» DIRECTIVE
Nothing but the lines from the top of the data to the line holding "const legendCenterX = 570" should be printed, word for word and both ends included; leave the pictures out.

» DATA EXTRACT
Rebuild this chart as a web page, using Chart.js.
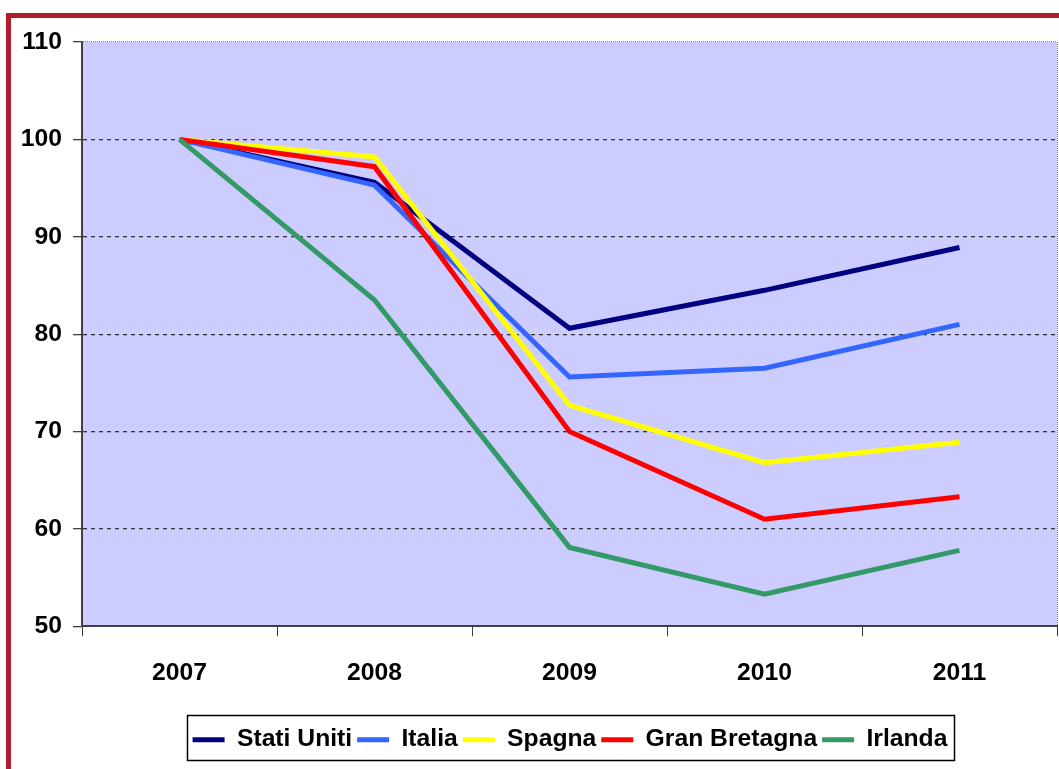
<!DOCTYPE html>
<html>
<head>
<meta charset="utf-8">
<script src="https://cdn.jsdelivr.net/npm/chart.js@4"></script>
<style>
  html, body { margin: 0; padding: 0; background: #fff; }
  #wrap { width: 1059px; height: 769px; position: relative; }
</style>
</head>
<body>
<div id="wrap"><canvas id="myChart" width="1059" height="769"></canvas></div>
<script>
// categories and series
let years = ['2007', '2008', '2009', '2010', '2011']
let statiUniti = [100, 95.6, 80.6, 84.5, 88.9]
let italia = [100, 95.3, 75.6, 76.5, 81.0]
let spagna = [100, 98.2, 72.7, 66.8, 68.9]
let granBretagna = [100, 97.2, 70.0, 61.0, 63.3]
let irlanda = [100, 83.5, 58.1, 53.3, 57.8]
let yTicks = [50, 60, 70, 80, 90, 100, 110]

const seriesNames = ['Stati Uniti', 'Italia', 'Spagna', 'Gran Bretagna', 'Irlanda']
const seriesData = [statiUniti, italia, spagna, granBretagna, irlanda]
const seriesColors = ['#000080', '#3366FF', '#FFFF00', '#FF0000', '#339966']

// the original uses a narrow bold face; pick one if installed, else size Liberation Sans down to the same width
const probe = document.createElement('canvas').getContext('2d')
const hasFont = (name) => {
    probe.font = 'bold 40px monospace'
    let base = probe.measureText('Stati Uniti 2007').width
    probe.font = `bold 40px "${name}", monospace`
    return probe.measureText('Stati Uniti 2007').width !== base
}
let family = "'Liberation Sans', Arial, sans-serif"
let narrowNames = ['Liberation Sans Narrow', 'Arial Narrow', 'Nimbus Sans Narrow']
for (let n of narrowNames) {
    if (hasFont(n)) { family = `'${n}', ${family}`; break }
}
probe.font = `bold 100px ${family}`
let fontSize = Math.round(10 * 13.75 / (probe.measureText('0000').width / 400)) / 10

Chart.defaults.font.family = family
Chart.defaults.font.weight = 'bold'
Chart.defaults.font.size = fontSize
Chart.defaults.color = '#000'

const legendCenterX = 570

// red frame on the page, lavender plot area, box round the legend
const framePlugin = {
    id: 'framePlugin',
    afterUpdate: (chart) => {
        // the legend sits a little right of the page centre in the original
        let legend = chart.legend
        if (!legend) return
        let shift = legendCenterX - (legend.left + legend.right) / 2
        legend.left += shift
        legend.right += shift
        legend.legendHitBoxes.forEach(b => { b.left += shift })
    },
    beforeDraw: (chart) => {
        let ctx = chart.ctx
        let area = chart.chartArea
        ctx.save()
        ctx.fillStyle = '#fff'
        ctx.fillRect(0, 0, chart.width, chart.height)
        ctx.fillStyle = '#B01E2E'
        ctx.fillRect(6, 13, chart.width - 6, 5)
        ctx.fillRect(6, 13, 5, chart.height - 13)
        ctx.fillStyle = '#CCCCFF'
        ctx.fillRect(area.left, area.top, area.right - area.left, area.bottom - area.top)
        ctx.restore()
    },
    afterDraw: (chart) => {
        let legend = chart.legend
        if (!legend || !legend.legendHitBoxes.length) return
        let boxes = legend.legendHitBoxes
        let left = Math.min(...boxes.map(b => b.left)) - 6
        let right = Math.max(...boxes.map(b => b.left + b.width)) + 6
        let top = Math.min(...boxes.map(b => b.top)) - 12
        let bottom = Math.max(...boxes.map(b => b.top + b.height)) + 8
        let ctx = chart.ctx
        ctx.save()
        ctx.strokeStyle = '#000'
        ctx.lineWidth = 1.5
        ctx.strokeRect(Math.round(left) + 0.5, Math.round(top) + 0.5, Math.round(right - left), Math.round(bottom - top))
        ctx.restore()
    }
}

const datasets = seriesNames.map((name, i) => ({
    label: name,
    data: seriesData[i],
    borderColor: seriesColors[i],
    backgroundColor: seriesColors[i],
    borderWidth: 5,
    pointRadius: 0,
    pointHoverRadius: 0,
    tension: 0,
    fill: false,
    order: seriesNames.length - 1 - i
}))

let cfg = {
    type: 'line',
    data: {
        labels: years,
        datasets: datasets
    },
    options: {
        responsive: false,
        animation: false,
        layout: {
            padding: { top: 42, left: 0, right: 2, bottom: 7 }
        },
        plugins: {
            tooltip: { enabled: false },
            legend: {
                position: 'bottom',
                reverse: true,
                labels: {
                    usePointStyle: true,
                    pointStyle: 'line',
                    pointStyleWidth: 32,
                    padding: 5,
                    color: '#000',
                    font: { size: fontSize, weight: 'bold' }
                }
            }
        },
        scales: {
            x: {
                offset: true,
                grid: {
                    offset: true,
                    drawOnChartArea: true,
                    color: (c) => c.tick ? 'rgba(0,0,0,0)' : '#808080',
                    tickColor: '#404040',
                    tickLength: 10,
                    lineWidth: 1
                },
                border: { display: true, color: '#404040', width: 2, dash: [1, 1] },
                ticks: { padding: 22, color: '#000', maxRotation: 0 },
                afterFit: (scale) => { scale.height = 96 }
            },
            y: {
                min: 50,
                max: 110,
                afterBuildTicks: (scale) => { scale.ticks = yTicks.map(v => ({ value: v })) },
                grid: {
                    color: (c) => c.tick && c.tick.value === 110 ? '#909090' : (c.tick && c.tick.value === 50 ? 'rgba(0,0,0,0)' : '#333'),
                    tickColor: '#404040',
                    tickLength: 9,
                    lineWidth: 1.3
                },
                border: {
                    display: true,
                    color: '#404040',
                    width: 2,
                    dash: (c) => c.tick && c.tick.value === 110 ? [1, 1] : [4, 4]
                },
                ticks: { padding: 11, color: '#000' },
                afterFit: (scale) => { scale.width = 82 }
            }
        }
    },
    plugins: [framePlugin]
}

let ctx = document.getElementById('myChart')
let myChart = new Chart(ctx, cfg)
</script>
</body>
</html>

» ANSWER FOR THIS EXERCISE
Rebuild this chart as a web page, using Chart.js.
<!DOCTYPE html>
<html>
<head>
<meta charset="utf-8">
<script src="https://cdn.jsdelivr.net/npm/chart.js@4"></script>
<style>
  html, body { margin: 0; padding: 0; background: #fff; }
  #wrap { width: 1059px; height: 769px; position: relative; }
</style>
</head>
<body>
<div id="wrap"><canvas id="myChart" width="1059" height="769"></canvas></div>
<script>
// categories and series
let years = ['2007', '2008', '2009', '2010', '2011']
let statiUniti = [100, 95.6, 80.6, 84.5, 88.9]
let italia = [100, 95.3, 75.6, 76.5, 81.0]
let spagna = [100, 98.2, 72.7, 66.8, 68.9]
let granBretagna = [100, 97.2, 70.0, 61.0, 63.3]
let irlanda = [100, 83.5, 58.1, 53.3, 57.8]
let yTicks = [50, 60, 70, 80, 90, 100, 110]

const seriesNames = ['Stati Uniti', 'Italia', 'Spagna', 'Gran Bretagna', 'Irlanda']
const seriesData = [statiUniti, italia, spagna, granBretagna, irlanda]
const seriesColors = ['#000080', '#3366FF', '#FFFF00', '#FF0000', '#339966']

// the original uses a narrow bold face; pick one if installed, else size Liberation Sans down to the same width
const probe = document.createElement('canvas').getContext('2d')
const hasFont = (name) => {
    probe.font = 'bold 40px monospace'
    let base = probe.measureText('Stati Uniti 2007').width
    probe.font = `bold 40px "${name}", monospace`
    return probe.measureText('Stati Uniti 2007').width !== base
}
let family = "'Liberation Sans', Arial, sans-serif"
let narrowNames = ['Liberation Sans Narrow', 'Arial Narrow', 'Nimbus Sans Narrow']
for (let n of narrowNames) {
    if (hasFont(n)) { family = `'${n}', ${family}`; break }
}
probe.font = `bold 100px ${family}`
let fontSize = Math.round(10 * 13.75 / (probe.measureText('0000').width / 400)) / 10

Chart.defaults.font.family = family
Chart.defaults.font.weight = 'bold'
Chart.defaults.font.size = fontSize
Chart.defaults.color = '#000'

const legendCenterX = 570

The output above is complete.